## Exercise details
Which lines hold the word "Clone"? Show each of them.

[Saved entries]
begin
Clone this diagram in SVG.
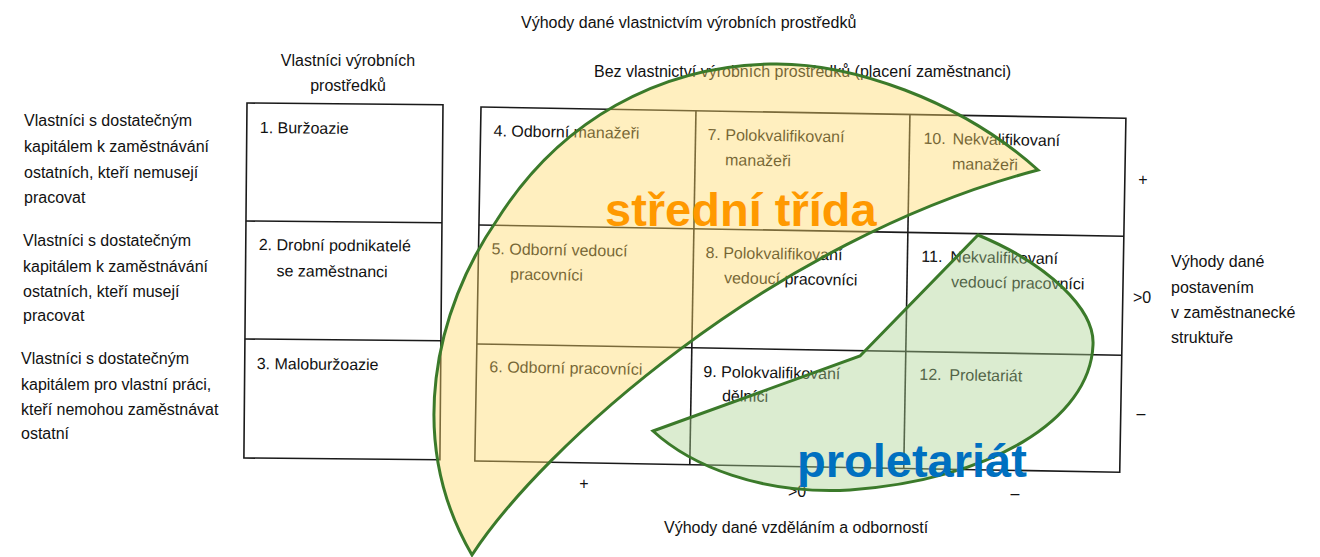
<svg xmlns="http://www.w3.org/2000/svg" width="1320" height="557" viewBox="0 0 1320 557">
<style>
text{font-family:"Liberation Sans",Arial,sans-serif;font-size:16px;fill:#111}
.grid{fill:none;stroke:#1a1a1a;stroke-width:1.6}
.ov{stroke:#3b7a2a;stroke-width:3;stroke-linejoin:miter}
.big{font-weight:bold;font-size:47px}
</style>
<rect width="1320" height="557" fill="#fff"/>

<g id="headings">
<text x="521" y="28">Výhody dané vlastnictvím výrobních prostředků</text>
<text x="348" y="66" text-anchor="middle">Vlastníci výrobních</text>
<text x="348" y="91" text-anchor="middle">prostředků</text>
<text x="594" y="77">Bez vlastnictví výrobních prostředků (placení zaměstnanci)</text>
</g>

<g id="row-labels">
<text x="24" y="126">Vlastníci s dostatečným</text>
<text x="24" y="152">kapitálem k zaměstnávání</text>
<text x="24" y="178">ostatních, kteří nemusejí</text>
<text x="24" y="203">pracovat</text>
<text x="23" y="246">Vlastníci s dostatečným</text>
<text x="23" y="272">kapitálem k zaměstnávání</text>
<text x="23" y="297">ostatních, kteří musejí</text>
<text x="23" y="321">pracovat</text>
<text x="21" y="364">Vlastníci s dostatečným</text>
<text x="21" y="390">kapitálem pro vlastní práci,</text>
<text x="21" y="415">kteří nemohou zaměstnávat</text>
<text x="21" y="439">ostatní</text>
</g>

<g id="owners-table" transform="translate(247,103) rotate(0.5)">
<rect class="grid" x="0" y="0" width="196" height="355"/>
<line class="grid" x1="0" y1="118" x2="196" y2="118"/>
<line class="grid" x1="0" y1="236" x2="196" y2="236"/>
<text x="13" y="30">1. Buržoazie</text>
<text x="13" y="147">2. Drobní podnikatelé</text>
<text x="31" y="173">se zaměstnanci</text>
<text x="12" y="266">3. Maloburžoazie</text>
</g>

<g id="employees-table" transform="translate(481,107) rotate(1)">
<rect class="grid" x="0" y="0" width="645" height="354"/>
<line class="grid" x1="215" y1="0" x2="215" y2="354"/>
<line class="grid" x1="429" y1="0" x2="429" y2="354"/>
<line class="grid" x1="0" y1="118" x2="645" y2="118"/>
<line class="grid" x1="0" y1="237" x2="645" y2="237"/>
<g id="cell4"><text x="13" y="29">4. Odborní manažeři</text></g>
<g id="cell5"><text x="13" y="147">5. Odborní vedoucí</text><text x="32" y="172">pracovníci</text></g>
<g id="cell6"><text x="13" y="265">6. Odborní pracovníci</text></g>
<g id="cell7"><text x="227" y="29">7. Polokvalifikovaní</text><text x="245" y="54">manažeři</text></g>
<g id="cell8"><text x="227" y="147">8. Polokvalifikovaní</text><text x="246" y="172">vedoucí pracovníci</text></g>
<g id="cell9"><text x="227" y="266">9. Polokvalifikovaní</text><text x="246" y="290">dělníci</text></g>
<g id="cell10"><text x="443" y="29">10.</text><text x="472" y="29">Nekvalifikovaní</text><text x="472" y="54">manažeři</text></g>
<g id="cell11"><text x="443" y="147">11.</text><text x="472" y="147">Nekvalifikovaní</text><text x="473" y="172">vedoucí pracovníci</text></g>
<g id="cell12"><text x="443" y="265">12.</text><text x="473" y="265">Proletariát</text></g>
</g>

<g id="axis-labels">
<text x="1143" y="185" text-anchor="middle">+</text>
<text x="1133" y="303">&gt;0</text>
<text x="1141" y="419" text-anchor="middle">–</text>
<text x="1171" y="267">Výhody dané</text>
<text x="1171" y="293">postavením</text>
<text x="1171" y="318">v zaměstnanecké</text>
<text x="1171" y="343">struktuře</text>
<text x="584" y="489" text-anchor="middle">+</text>
<text x="788" y="497">&gt;0</text>
<text x="1015" y="499" text-anchor="middle">–</text>
<text x="664" y="533">Výhody dané vzděláním a odborností</text>
</g>

<g id="middle-class">
<path class="ov" fill="#FFD966" fill-opacity="0.42" d="M1038,170 C960,100 850,62 770,64 C660,66 560,120 497,220 C435,310 405,440 472,555 C540,450 770,240 1038,170 Z"/>
<text class="big" x="605" y="226" fill="#FF9900" style="fill:#FF9900">střední třída</text>
</g>

<g id="proletariat">
<path class="ov" fill="#A9D18E" fill-opacity="0.42" d="M653,431 L860,356 L978,235 C1050,265 1095,310 1093,345 C1090,420 990,480 850,490 C760,495 690,465 653,431 Z"/>
<text class="big" x="797" y="477" style="fill:#0070C0">proletariát</text>
</g>
</svg>
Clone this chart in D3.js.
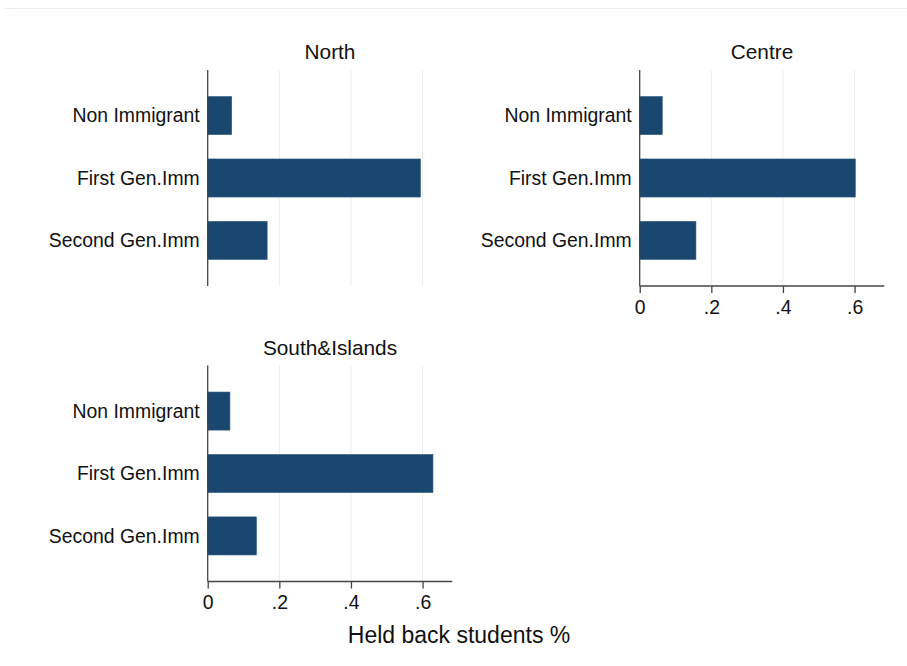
end
## Task response
Clone this diagram in SVG.
Clone this chart in D3.js.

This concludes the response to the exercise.